Comment voyez-vous évoluer le pays ces prochaines années ? Peut-on assister à une fuite en avant du PiS ? On voit que l’opposition rassemblée derrière un homme est passé à un cheveu de l’emporter, mais cette formule peut-elle permettre une reconquête d’une partie de l’électorat PiS en lui proposant une véritable alternative ?

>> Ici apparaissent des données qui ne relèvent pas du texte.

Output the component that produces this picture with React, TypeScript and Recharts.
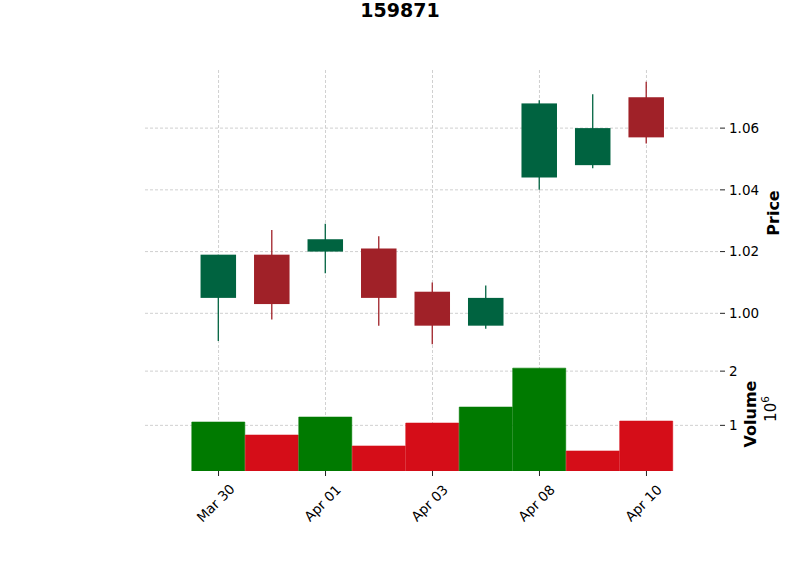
import React from 'react';
import { ComposedChart, Bar, Cell, XAxis, YAxis, CartesianGrid } from 'recharts';

// 159871 daily candles, Mar 30 - Apr 10
const dates = ['Mar 30', 'Mar 31', 'Apr 01', 'Apr 02', 'Apr 03', 'Apr 07', 'Apr 08', 'Apr 09', 'Apr 10'];
const opens = [1.005, 1.019, 1.02, 1.021, 1.007, 0.996, 1.044, 1.048, 1.07];
const highs = [1.019, 1.027, 1.029, 1.025, 1.01, 1.009, 1.069, 1.071, 1.075];
const lows = [0.991, 0.998, 1.013, 0.996, 0.99, 0.995, 1.04, 1.047, 1.055];
const closes = [1.019, 1.003, 1.024, 1.005, 0.996, 1.005, 1.068, 1.06, 1.057];
const volumes = [1061000, 821000, 1153000, 619000, 1042000, 1337000, 2055000, 527000, 1079000];

const priceTicks = [1.0, 1.02, 1.04, 1.06];
const volumeTicks = [1000000, 2000000];

const UP = '#006340';
const DOWN = '#a02128';
const VOL_UP = '#007a00';
const VOL_DOWN = '#d50d18';
const FONT = 'DejaVu Sans, sans-serif';

const rows = dates.map((date, i) => ({
  date,
  open: opens[i],
  high: highs[i],
  low: lows[i],
  close: closes[i],
  volume: volumes[i],
}));

const lo = Math.min(...lows);
const hi = Math.max(...highs);
const pad = (hi - lo) * 0.045;
const priceDomain = [lo - pad, hi + pad];
const volDomain = [Math.min(...volumes) * 0.3, Math.max(...volumes) * 1.1];

const Candle = (props: any) => {
  const { x, y, width, height, payload } = props;
  const { open, close, high, low } = payload;
  const ppu = height / (high - low);
  const top = y + (high - Math.max(open, close)) * ppu;
  const bot = y + (high - Math.min(open, close)) * ppu;
  const cx = x + width / 2;
  const bw = width * 0.67;
  const color = close >= open ? UP : DOWN;
  return (
    <g>
      <line x1={cx} x2={cx} y1={y} y2={y + height} stroke={color} strokeWidth={1.3} />
      <rect x={cx - bw / 2} y={top} width={bw} height={Math.max(bot - top, 1)} fill={color} />
    </g>
  );
};

const DateTick = (props: any) => {
  const { x, y, payload } = props;
  const cx = x - 3;
  const cy = y + 25;
  return (
    <text
      x={cx}
      y={cy}
      dy="0.36em"
      transform={`rotate(-45, ${cx}, ${cy})`}
      textAnchor="middle"
      fontSize={13.5}
      fontFamily={FONT}
      fill="#000"
    >
      {payload.value}
    </text>
  );
};

const NoTick = () => <g />;

const gridProps = { stroke: '#c4c4c4', strokeDasharray: '3 2', strokeWidth: 0.8, syncWithTicks: true };
const xPad = { left: 46.8, right: 46.8 };
const tickStyle = { fontSize: 13.5, fontFamily: FONT, fill: '#000' };

export default function App() {
  return (
    <div style={{ position: 'absolute', left: 0, top: 0, width: 800, height: 575, background: '#fff' }}>
      <div style={{ position: 'absolute', left: 0, top: 0 }}>
        <ComposedChart width={800} height={360} data={rows} barCategoryGap={0} margin={{ top: 70, right: 0, bottom: 4, left: 145 }}>
          <CartesianGrid {...gridProps} />
          <XAxis dataKey="date" interval={1} padding={xPad} height={0} tick={<NoTick />} tickLine={false} axisLine={false} />
          <YAxis
            orientation="right"
            width={80}
            domain={priceDomain}
            ticks={priceTicks}
            allowDataOverflow
            tickFormatter={(v: number) => v.toFixed(2)}
            tick={tickStyle}
            tickSize={5}
            tickMargin={4}
            tickLine={{ stroke: '#222' }}
            axisLine={false}
          />
          <Bar dataKey={(d: any) => [d.low, d.high]} shape={Candle} isAnimationActive={false} />
        </ComposedChart>
      </div>
      <div style={{ position: 'absolute', left: 0, top: 340 }}>
        <ComposedChart width={800} height={235} data={rows} barCategoryGap={0} margin={{ top: 17, right: 0, bottom: 44, left: 145 }}>
          <CartesianGrid {...gridProps} />
          <XAxis
            dataKey="date"
            interval={1}
            padding={xPad}
            height={60}
            tick={<DateTick />}
            tickSize={5}
            tickLine={{ stroke: '#222' }}
            axisLine={false}
          />
          <YAxis
            orientation="right"
            width={80}
            domain={volDomain}
            ticks={volumeTicks}
            allowDataOverflow
            tickFormatter={(v: number) => String(v / 1000000)}
            tick={tickStyle}
            tickSize={5}
            tickMargin={4}
            tickLine={{ stroke: '#222' }}
            axisLine={false}
          />
          <Bar dataKey="volume" isAnimationActive={false}>
            {rows.map((r, i) => {
              const c = i > 0 && r.close < rows[i - 1].close ? VOL_DOWN : VOL_UP;
              return <Cell key={r.date} fill={c} stroke={c} strokeWidth={0.6} />;
            })}
          </Bar>
        </ComposedChart>
      </div>
      <svg width={800} height={575} style={{ position: 'absolute', left: 0, top: 0, pointerEvents: 'none' }}>
        <text x={400} y={17} textAnchor="middle" fontSize={19} fontWeight="bold" fontFamily={FONT} fill="#000">
          159871
        </text>
        <text
          x={773}
          y={213}
          transform="rotate(-90, 773, 213)"
          textAnchor="middle"
          dominantBaseline="central"
          fontSize={16}
          fontWeight="bold"
          fontFamily={FONT}
          fill="#000"
        >
          Price
        </text>
        <text
          x={750}
          y={414}
          transform="rotate(-90, 750, 414)"
          textAnchor="middle"
          dominantBaseline="central"
          fontSize={16}
          fontWeight="bold"
          fontFamily={FONT}
          fill="#000"
        >
          Volume
        </text>
        <text
          x={771}
          y={409}
          transform="rotate(-90, 771, 409)"
          textAnchor="middle"
          dominantBaseline="central"
          fontSize={15}
          fontFamily={FONT}
          fill="#000"
        >
          10<tspan fontSize={10.5} dy={-6}>6</tspan>
        </text>
      </svg>
    </div>
  );
}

La question a agité les commentateurs politiques polonais depuis dimanche et naturellement il est assez difficile d’y répondre. Parmi ce qui ne change pas, il y a une donnée institutionnelle importante, qui est que le PiS n’a pas de majorité constitutionnelle, mais aussi que son score est comme vous le dites très serré. On se souvient que lors des législatives de 2019, Kaczynski avait récriminé et soutenu que le PiS aurait mérité de meilleurs résultats, ce qui montre qu’ils ont conscience de toucher une sorte de plafond de verre. Une attaque frontale contre les institutions étant impossible, le PiS devrait donc continuer à déployer sa stratégie d’hégémonie dans les médias, dans les institutions culturelles, dans la « politique historique », etc. Ce qui n’empêche en rien des attaques plus rampantes contre la justice ou les médias, avec les mêmes conflits qu’auparavant avec l’UE. Du côté de ce qui change, il y a le net vieillissement de l’électorat du PiS et la mobilisation électorale très forte et inédite des jeunes (qui ont légèrement plus voté que les plus 60 ans), chez qui le PiS est largement battu. Mais aussi le fait que Kaczynski lui-même va devoir quitter la scène un jour. C’est donc peut-être un sentiment d’urgence qui peut expliquer la radicalité et la virulence de la campagne du PiS, qui va devoir affronter une certaine usure lors des prochaines échéances.
Dans l’immédiat, ses représentants ont tenté de faire baisser la tension. Après les excès antisémites de la TVP, Jaroslaw Gowin, qui représente l’aile libérale-conservatrice du PiS, s’est déclaré philosémite. Lors de la soirée électorale, une scène surréaliste s’est produite lorsque la fille de Duda a pris la parole pour dire vouloir vivre dans un pays tolérant et où personne n’aurait peur. Le lendemain, Duda a approuvé les propos de sa fille et parlé de l’une de ses amies qui habite sur le même palier que « des messieurs très bien et bien élevés, qui disent bonjour ». Certains commentateurs ont mis ce revirement sur le compte de la nécessité d’affronter la récession économique consécutive à la crise sanitaire. Il est possible qu’un moindre dynamisme économique prive en effet le PiS de son meilleur allié objectif et lui interdise, notamment, sa « propagande du succès » qui consiste à marteler que le monde entier envie la Pologne pour ses réussites.